Saturday, June 28, 2008

Scientist Is Paid Millions by U.S. in Anthrax Suit

I've argued from the beginning that the FBI had the wrong man. Hatfill fit the profile. As a result, the FBI made the facts fit the theory. It is very simple: al Qaeda was behind the attack as part of a second wave of terror following 9-11. Is it any wonder that the Federal government failed to prevent the September 11th attacks in the first place?

The Justice Department announced Friday that it would pay $4.6 million to settle a lawsuit filed by Steven J. Hatfill, a former Army biodefense researcher intensively investigated as a “person of interest” in the deadly anthrax letters of 2001.

The settlement, consisting of $2.825 million in cash and an annuity paying Dr. Hatfill $150,000 a year for 20 years, brings to an end a five-year legal battle that had recently threatened a reporter with large fines for declining to name sources she said she did not recall.
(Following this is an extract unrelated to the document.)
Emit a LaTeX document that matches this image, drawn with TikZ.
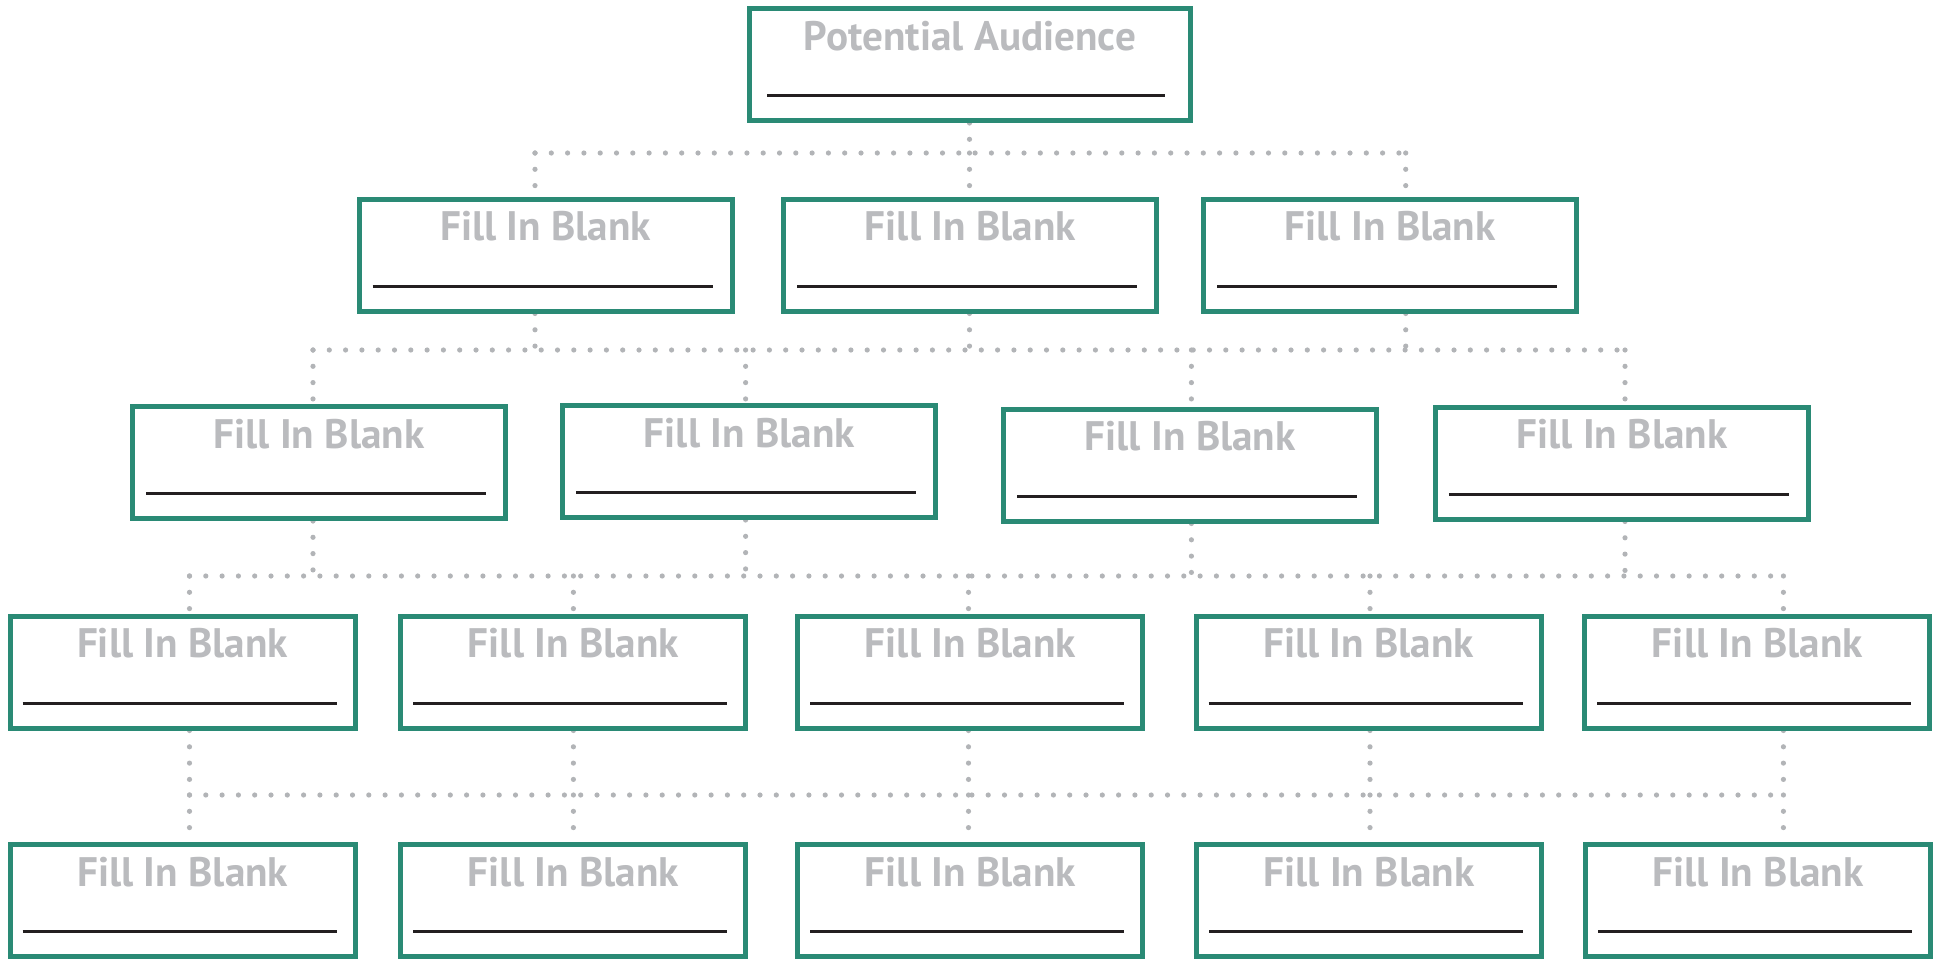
\documentclass[tikz,border=0pt]{standalone}
\usepackage{fontspec}
\setmainfont{PT Sans}
\definecolor{boxteal}{RGB}{42,138,117}
\definecolor{txtgray}{RGB}{186,187,190}
\definecolor{dotgray}{RGB}{178,180,183}
\definecolor{lineblack}{RGB}{35,31,32}
\pgfdeclarelayer{bg}
\pgfsetlayers{bg,main}
\newcommand\blankbox[6]{%
  \node[#3] (#1) at (#2) {};
  \node[title, anchor=base] (#1-t) at ([yshift=-22pt]#1.north) {#4};
  \draw[blank] ([xshift=#5, yshift=-44.75pt]#1.north west) -- ([xshift=-#6, yshift=-44.75pt]#1.north east);
}
\begin{document}
\begin{tikzpicture}[x=0.5pt,y=-0.5pt,
 bx/.style={draw=boxteal, line width=2.5pt, fill=white, minimum height=56pt, inner sep=0pt},
 wide/.style={bx, minimum width=186.5pt},
 narrow/.style={bx, minimum width=172.5pt},
 topbx/.style={bx, minimum width=220.5pt},
 title/.style={text=txtgray, font=\bfseries\fontsize{20.6}{20.6}\selectfont, inner sep=0pt},
 blank/.style={draw=lineblack, line width=1.5pt},
 dots/.style={draw=dotgray, line width=2.6pt, line cap=round, dash pattern=on 0pt off 8.15pt}]
\useasboundingbox (0,0) rectangle (1942,959);
% boxes
\blankbox{top}{970,64.5}{topbx}{Potential Audience}{10pt}{14pt}
\blankbox{a1}{545.6,255}{wide}{Fill In Blank}{8pt}{11pt}
\blankbox{a2}{970.4,255}{wide}{Fill In Blank}{8pt}{11pt}
\blankbox{a3}{1390.2,255}{wide}{Fill In Blank}{8pt}{11pt}
\blankbox{b1}{319,462.5}{wide}{Fill In Blank}{8pt}{11pt}
\blankbox{b2}{749.3,461.5}{wide}{Fill In Blank}{8pt}{11pt}
\blankbox{b3}{1190.2,465}{wide}{Fill In Blank}{8pt}{11pt}
\blankbox{b4}{1621.8,463}{wide}{Fill In Blank}{8pt}{11pt}
\blankbox{c1}{182.5,672}{narrow}{Fill In Blank}{7.5pt}{10.5pt}
\blankbox{c2}{573.4,672}{narrow}{Fill In Blank}{7.5pt}{10.5pt}
\blankbox{c3}{970.4,672}{narrow}{Fill In Blank}{7.5pt}{10.5pt}
\blankbox{c4}{1368.5,672}{narrow}{Fill In Blank}{7.5pt}{10.5pt}
\blankbox{c5}{1757.4,672}{narrow}{Fill In Blank}{7.5pt}{10.5pt}
\blankbox{d1}{182.7,900.5}{narrow}{Fill In Blank}{7.5pt}{10.5pt}
\blankbox{d2}{573.4,900.5}{narrow}{Fill In Blank}{7.5pt}{10.5pt}
\blankbox{d3}{970.4,900.5}{narrow}{Fill In Blank}{7.5pt}{10.5pt}
\blankbox{d4}{1369,900.5}{narrow}{Fill In Blank}{7.5pt}{10.5pt}
\blankbox{d5}{1758,900.5}{narrow}{Fill In Blank}{7.5pt}{10.5pt}
% junctions
\coordinate (ja1) at (535,153);
\coordinate (ja2) at (969.5,153);
\coordinate (ja3) at (1405.7,153);
\coordinate (jb1) at (313,350);
\coordinate (jb2) at (535,350);
\coordinate (jb3) at (745.6,350);
\coordinate (jb4) at (969.5,350);
\coordinate (jb5) at (1191.4,350);
\coordinate (jb6) at (1405.7,350);
\coordinate (jb7) at (1625,350);
\coordinate (jc1) at (189.5,576);
\coordinate (jc2) at (313,576);
\coordinate (jc3) at (573.4,576);
\coordinate (jc4) at (745.6,576);
\coordinate (jc5) at (968.5,576);
\coordinate (jc6) at (1191.4,576);
\coordinate (jc7) at (1370,576);
\coordinate (jc8) at (1625,576);
\coordinate (jc9) at (1783.4,576);
\coordinate (jd1) at (189.5,795);
\coordinate (jd2) at (573.4,795);
\coordinate (jd3) at (968.5,795);
\coordinate (jd4) at (1370,795);
\coordinate (jd5) at (1783.4,795);
\begin{pgfonlayer}{bg}
% level 0 -> 1
\draw[dots] (ja2 |- top.south) -- (ja2);
\draw[dots] (ja1) -- (ja3);
\draw[dots] (ja1) -- (ja1 |- a1.north);
\draw[dots] (ja2) -- (ja2 |- a2.north);
\draw[dots] (ja3) -- (ja3 |- a3.north);
% level 1 -> 2
\draw[dots] (jb2 |- a1.south) -- (jb2);
\draw[dots] (jb4 |- a2.south) -- (jb4);
\draw[dots] (jb6 |- a3.south) -- (jb6);
\draw[dots] (jb1) -- (jb7);
\draw[dots] (jb1) -- (jb1 |- b1.north);
\draw[dots] (jb3) -- (jb3 |- b2.north);
\draw[dots] (jb5) -- (jb5 |- b3.north);
\draw[dots] (jb7) -- (jb7 |- b4.north);
% level 2 -> 3
\draw[dots] (jc2 |- b1.south) -- (jc2);
\draw[dots] (jc4 |- b2.south) -- (jc4);
\draw[dots] (jc6 |- b3.south) -- (jc6);
\draw[dots] (jc8 |- b4.south) -- (jc8);
\draw[dots] (jc1) -- (jc9);
\draw[dots] (jc1) -- (jc1 |- c1.north);
\draw[dots] (jc3) -- (jc3 |- c2.north);
\draw[dots] (jc5) -- (jc5 |- c3.north);
\draw[dots] (jc7) -- (jc7 |- c4.north);
\draw[dots] (jc9) -- (jc9 |- c5.north);
% level 3 -> 4
\draw[dots] (jd1 |- c1.south) -- (jd1);
\draw[dots] (jd2 |- c2.south) -- (jd2);
\draw[dots] (jd3 |- c3.south) -- (jd3);
\draw[dots] (jd4 |- c4.south) -- (jd4);
\draw[dots] (jd5 |- c5.south) -- (jd5);
\draw[dots] (jd1) -- (jd5);
\draw[dots] (jd1) -- (jd1 |- d1.north);
\draw[dots] (jd2) -- (jd2 |- d2.north);
\draw[dots] (jd3) -- (jd3 |- d3.north);
\draw[dots] (jd4) -- (jd4 |- d4.north);
\draw[dots] (jd5) -- (jd5 |- d5.north);
\end{pgfonlayer}
\end{tikzpicture}
\end{document}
Dr. Hatfill, who worked at the Army’s laboratory at Fort Detrick in Frederick, Md., in the late 1990s, was the subject of a flood of news media coverage beginning in mid-2002, after television cameras showed Federal Bureau of Investigation agents in biohazard suits searching his apartment near the Army base. He was later named a “person of interest” in the case by then Attorney General John Ashcroft, speaking on national television.

I argued in October of 2006:
No one remembers Steven Hatfill. He was falsely accused of being the anthrax attacks in 2001. Now he is suing. Mr. Hatfill wants to know who is the source of allegations made by the NY Times against himself. A judge in Virginia has determined that the Times does not have the right to help destroy someone's reputation in the pursuit of a story.